▶ [EXCERPTED RECORDS]:
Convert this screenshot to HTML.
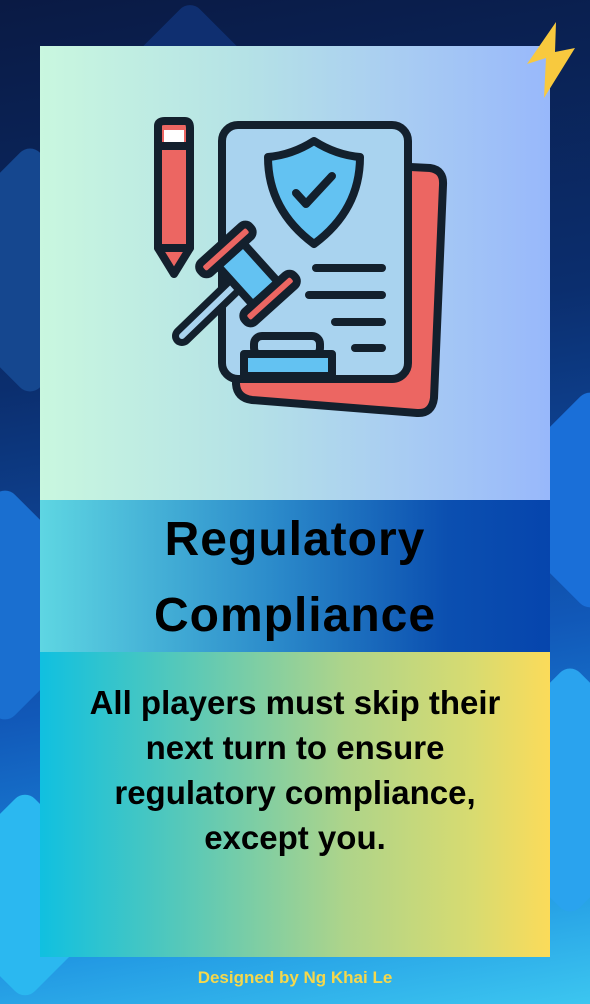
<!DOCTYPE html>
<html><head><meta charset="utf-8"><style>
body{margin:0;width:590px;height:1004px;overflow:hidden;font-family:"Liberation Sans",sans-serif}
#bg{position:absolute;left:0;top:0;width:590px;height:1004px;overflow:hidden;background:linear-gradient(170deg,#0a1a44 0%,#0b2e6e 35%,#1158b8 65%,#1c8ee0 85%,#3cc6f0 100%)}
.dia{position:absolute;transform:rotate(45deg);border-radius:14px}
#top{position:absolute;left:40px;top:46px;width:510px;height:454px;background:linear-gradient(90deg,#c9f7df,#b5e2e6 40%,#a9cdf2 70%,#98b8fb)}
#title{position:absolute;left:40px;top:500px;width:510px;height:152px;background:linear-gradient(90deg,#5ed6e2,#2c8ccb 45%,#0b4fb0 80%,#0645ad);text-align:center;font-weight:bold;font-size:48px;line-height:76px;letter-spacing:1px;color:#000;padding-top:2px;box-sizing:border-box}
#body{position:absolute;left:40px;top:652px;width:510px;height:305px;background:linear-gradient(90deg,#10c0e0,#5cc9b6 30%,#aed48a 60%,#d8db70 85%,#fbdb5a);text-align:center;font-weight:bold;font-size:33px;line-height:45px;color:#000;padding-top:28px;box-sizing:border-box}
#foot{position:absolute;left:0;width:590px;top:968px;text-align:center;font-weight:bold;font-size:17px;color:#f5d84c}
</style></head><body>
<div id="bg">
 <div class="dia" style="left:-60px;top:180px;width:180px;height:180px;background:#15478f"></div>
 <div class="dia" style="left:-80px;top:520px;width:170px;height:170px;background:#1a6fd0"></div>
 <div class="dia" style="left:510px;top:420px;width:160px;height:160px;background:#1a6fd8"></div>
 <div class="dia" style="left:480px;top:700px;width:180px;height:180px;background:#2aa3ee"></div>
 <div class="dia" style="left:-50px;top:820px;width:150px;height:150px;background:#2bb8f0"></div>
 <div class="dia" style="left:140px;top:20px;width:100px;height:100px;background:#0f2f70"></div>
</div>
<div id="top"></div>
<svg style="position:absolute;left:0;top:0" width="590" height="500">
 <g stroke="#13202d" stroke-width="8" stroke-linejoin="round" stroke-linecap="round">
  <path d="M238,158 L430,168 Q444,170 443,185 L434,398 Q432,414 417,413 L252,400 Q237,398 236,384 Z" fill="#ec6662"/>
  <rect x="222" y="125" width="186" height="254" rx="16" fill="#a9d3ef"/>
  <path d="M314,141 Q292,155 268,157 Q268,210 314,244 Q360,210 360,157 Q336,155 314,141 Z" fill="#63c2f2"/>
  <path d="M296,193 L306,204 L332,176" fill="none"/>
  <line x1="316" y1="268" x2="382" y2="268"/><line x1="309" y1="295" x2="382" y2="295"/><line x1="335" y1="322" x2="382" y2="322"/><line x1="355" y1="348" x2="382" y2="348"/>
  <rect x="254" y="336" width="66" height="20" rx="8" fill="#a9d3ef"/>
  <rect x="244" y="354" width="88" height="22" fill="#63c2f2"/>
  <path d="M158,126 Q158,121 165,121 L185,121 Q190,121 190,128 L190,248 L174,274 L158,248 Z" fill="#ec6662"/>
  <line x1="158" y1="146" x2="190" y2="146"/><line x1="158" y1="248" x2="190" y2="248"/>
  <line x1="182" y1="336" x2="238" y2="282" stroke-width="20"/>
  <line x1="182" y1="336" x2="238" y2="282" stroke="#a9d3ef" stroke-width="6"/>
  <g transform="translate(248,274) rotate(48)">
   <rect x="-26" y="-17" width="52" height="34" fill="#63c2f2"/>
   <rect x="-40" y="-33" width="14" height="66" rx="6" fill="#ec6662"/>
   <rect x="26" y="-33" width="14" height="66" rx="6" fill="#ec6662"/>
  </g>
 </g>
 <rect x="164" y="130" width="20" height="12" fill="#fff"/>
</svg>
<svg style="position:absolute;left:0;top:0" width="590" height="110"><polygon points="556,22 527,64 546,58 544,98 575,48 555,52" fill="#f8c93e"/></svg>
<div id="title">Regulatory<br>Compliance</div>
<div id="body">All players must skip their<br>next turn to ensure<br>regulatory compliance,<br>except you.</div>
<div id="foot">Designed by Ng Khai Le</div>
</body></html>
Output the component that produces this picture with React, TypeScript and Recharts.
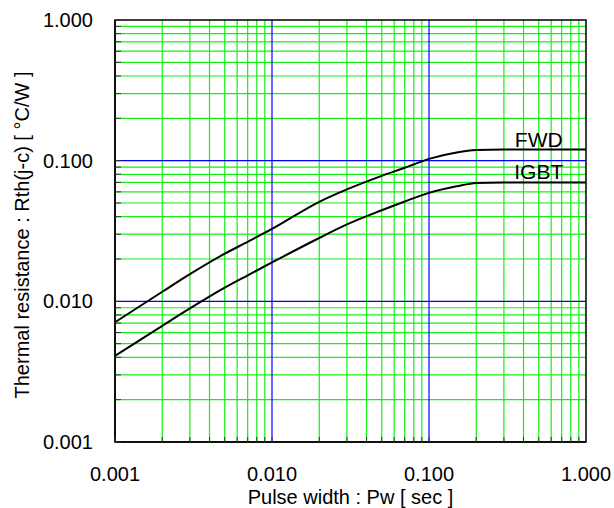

▶ [EXERCISE DESCRIPTION]: Exclude the pictures, and transcribe all of the material exactly.

▶ [WORKED SOLUTION]:
Convert this screenshot to HTML.
<!DOCTYPE html>
<html><head><meta charset="utf-8"><style>
body{margin:0;width:590px;height:1004px;overflow:hidden;font-family:"Liberation Sans",sans-serif}
#bg{position:absolute;left:0;top:0;width:590px;height:1004px;overflow:hidden;background:linear-gradient(170deg,#0a1a44 0%,#0b2e6e 35%,#1158b8 65%,#1c8ee0 85%,#3cc6f0 100%)}
.dia{position:absolute;transform:rotate(45deg);border-radius:14px}
#top{position:absolute;left:40px;top:46px;width:510px;height:454px;background:linear-gradient(90deg,#c9f7df,#b5e2e6 40%,#a9cdf2 70%,#98b8fb)}
#title{position:absolute;left:40px;top:500px;width:510px;height:152px;background:linear-gradient(90deg,#5ed6e2,#2c8ccb 45%,#0b4fb0 80%,#0645ad);text-align:center;font-weight:bold;font-size:48px;line-height:76px;letter-spacing:1px;color:#000;padding-top:2px;box-sizing:border-box}
#body{position:absolute;left:40px;top:652px;width:510px;height:305px;background:linear-gradient(90deg,#10c0e0,#5cc9b6 30%,#aed48a 60%,#d8db70 85%,#fbdb5a);text-align:center;font-weight:bold;font-size:33px;line-height:45px;color:#000;padding-top:28px;box-sizing:border-box}
#foot{position:absolute;left:0;width:590px;top:968px;text-align:center;font-weight:bold;font-size:17px;color:#f5d84c}
</style></head><body>
<div id="bg">
 <div class="dia" style="left:-60px;top:180px;width:180px;height:180px;background:#15478f"></div>
 <div class="dia" style="left:-80px;top:520px;width:170px;height:170px;background:#1a6fd0"></div>
 <div class="dia" style="left:510px;top:420px;width:160px;height:160px;background:#1a6fd8"></div>
 <div class="dia" style="left:480px;top:700px;width:180px;height:180px;background:#2aa3ee"></div>
 <div class="dia" style="left:-50px;top:820px;width:150px;height:150px;background:#2bb8f0"></div>
 <div class="dia" style="left:140px;top:20px;width:100px;height:100px;background:#0f2f70"></div>
</div>
<div id="top"></div>
<svg style="position:absolute;left:0;top:0" width="590" height="500">
 <g stroke="#13202d" stroke-width="8" stroke-linejoin="round" stroke-linecap="round">
  <path d="M238,158 L430,168 Q444,170 443,185 L434,398 Q432,414 417,413 L252,400 Q237,398 236,384 Z" fill="#ec6662"/>
  <rect x="222" y="125" width="186" height="254" rx="16" fill="#a9d3ef"/>
  <path d="M314,141 Q292,155 268,157 Q268,210 314,244 Q360,210 360,157 Q336,155 314,141 Z" fill="#63c2f2"/>
  <path d="M296,193 L306,204 L332,176" fill="none"/>
  <line x1="316" y1="268" x2="382" y2="268"/><line x1="309" y1="295" x2="382" y2="295"/><line x1="335" y1="322" x2="382" y2="322"/><line x1="355" y1="348" x2="382" y2="348"/>
  <rect x="254" y="336" width="66" height="20" rx="8" fill="#a9d3ef"/>
  <rect x="244" y="354" width="88" height="22" fill="#63c2f2"/>
  <path d="M158,126 Q158,121 165,121 L185,121 Q190,121 190,128 L190,248 L174,274 L158,248 Z" fill="#ec6662"/>
  <line x1="158" y1="146" x2="190" y2="146"/><line x1="158" y1="248" x2="190" y2="248"/>
  <line x1="182" y1="336" x2="238" y2="282" stroke-width="20"/>
  <line x1="182" y1="336" x2="238" y2="282" stroke="#a9d3ef" stroke-width="6"/>
  <g transform="translate(248,274) rotate(48)">
   <rect x="-26" y="-17" width="52" height="34" fill="#63c2f2"/>
   <rect x="-40" y="-33" width="14" height="66" rx="6" fill="#ec6662"/>
   <rect x="26" y="-33" width="14" height="66" rx="6" fill="#ec6662"/>
  </g>
 </g>
 <rect x="164" y="130" width="20" height="12" fill="#fff"/>
</svg>
<svg style="position:absolute;left:0;top:0" width="590" height="110"><polygon points="556,22 527,64 546,58 544,98 575,48 555,52" fill="#f8c93e"/></svg>
<div id="title">Regulatory<br>Compliance</div>
<div id="body">All players must skip their<br>next turn to ensure<br>regulatory compliance,<br>except you.</div>
<div id="foot">Designed by Ng Khai Le</div>
</body></html>
Output the component that produces this picture with React, TypeScript and Recharts.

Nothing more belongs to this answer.